Gab es denn weitere Übergriffe?

Nein, aber die Bedrohung dauert an. Uns macht das Vorgehen von Polizei und Militär Sorgen. Diese bewaffneten Kräfte dringen immer wieder in indigene Gemeinden ein, um die Menschen einzuschüchtern. Außerdem kann die Presse nach wie vor nicht frei berichten. Das ist eine Folge des weiter bestehenden Ausnahmezustandes. Die Aussetzung der Grund- und Bürgerrechte erschwert nicht nur die Arbeit der Presse, sondern auch die Suche nach den Überresten der Getöteten.

Welche politischen Auswirkungen werden die Übergriffe haben?

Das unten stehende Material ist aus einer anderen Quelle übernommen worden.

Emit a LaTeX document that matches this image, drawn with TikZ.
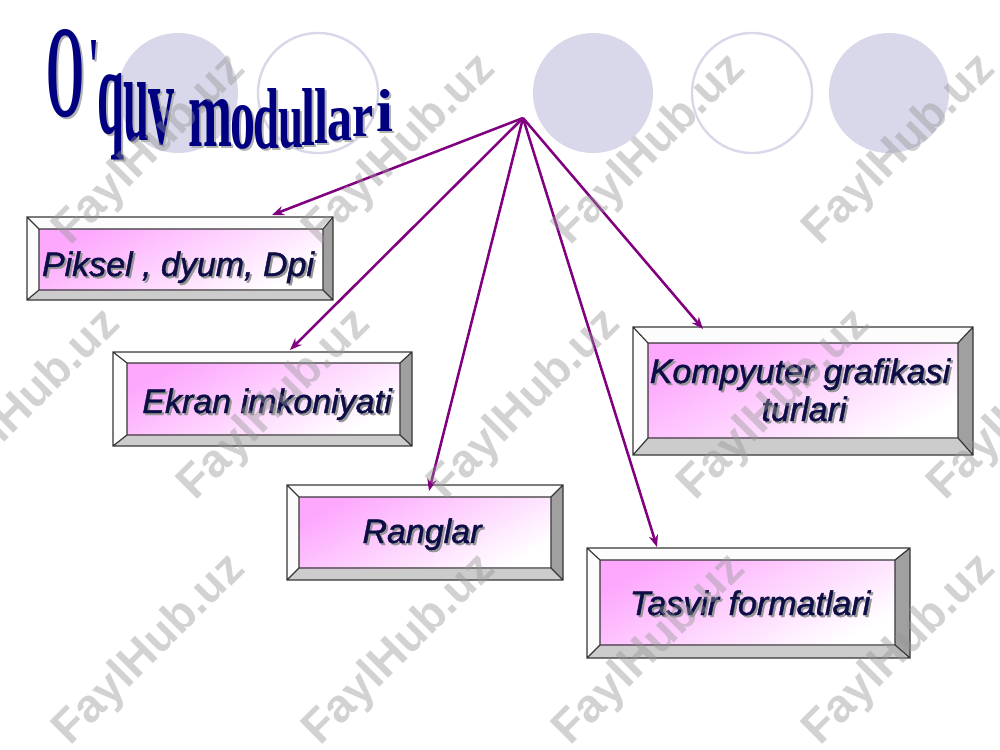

Diese Bluttat wird die Fronten weiter verhärten. Die Menschen hier haben bis zuletzt an eine Verhandlungslösung mit der Regierung von Präsident Alan García geglaubt. Aber vor allem die Jugendlichen aus dem Gemeinden werden deren Antwort nie vergessen: Dass eine Regierung angesichts legitimer Forderungen Polizei und Armee entsendet und das Feuer eröffnen lässt.

Im Zusammenhang mit den Protesten kam es zu Spannungen zwischen Peru und den linksgerichteten Staatsführungen von Venezuela und Bolivien. Sie, so hieß es, sollen die Proteste gefördert haben.

Es ist doch nur verständlich, wenn es zu einem solchen Konflikt zwischen der Regierung Perus und anderen Staatsführungen kommt, die den indigenen Volksgruppen ihre Rechte zugestehen.

Auch Sie selbst sind ins Visier geraten.

Ja, eine Regionalzeitung veröffentlichte unlängst Fotos von mir und dem spanischen Aktivisten Pepe Alvarez auf der Titelseite mit der Überschrift »Weiße Terroristen«. Das war nicht der erste Angriff auf uns. Ebenso wie die Attacken auf Venezuela und Bolivien zeigt eine solche Vorgehensweise nur, dass die Regierung in Lima und ihre regionalen Verbündeten zusehends in Bedrängnis kommen.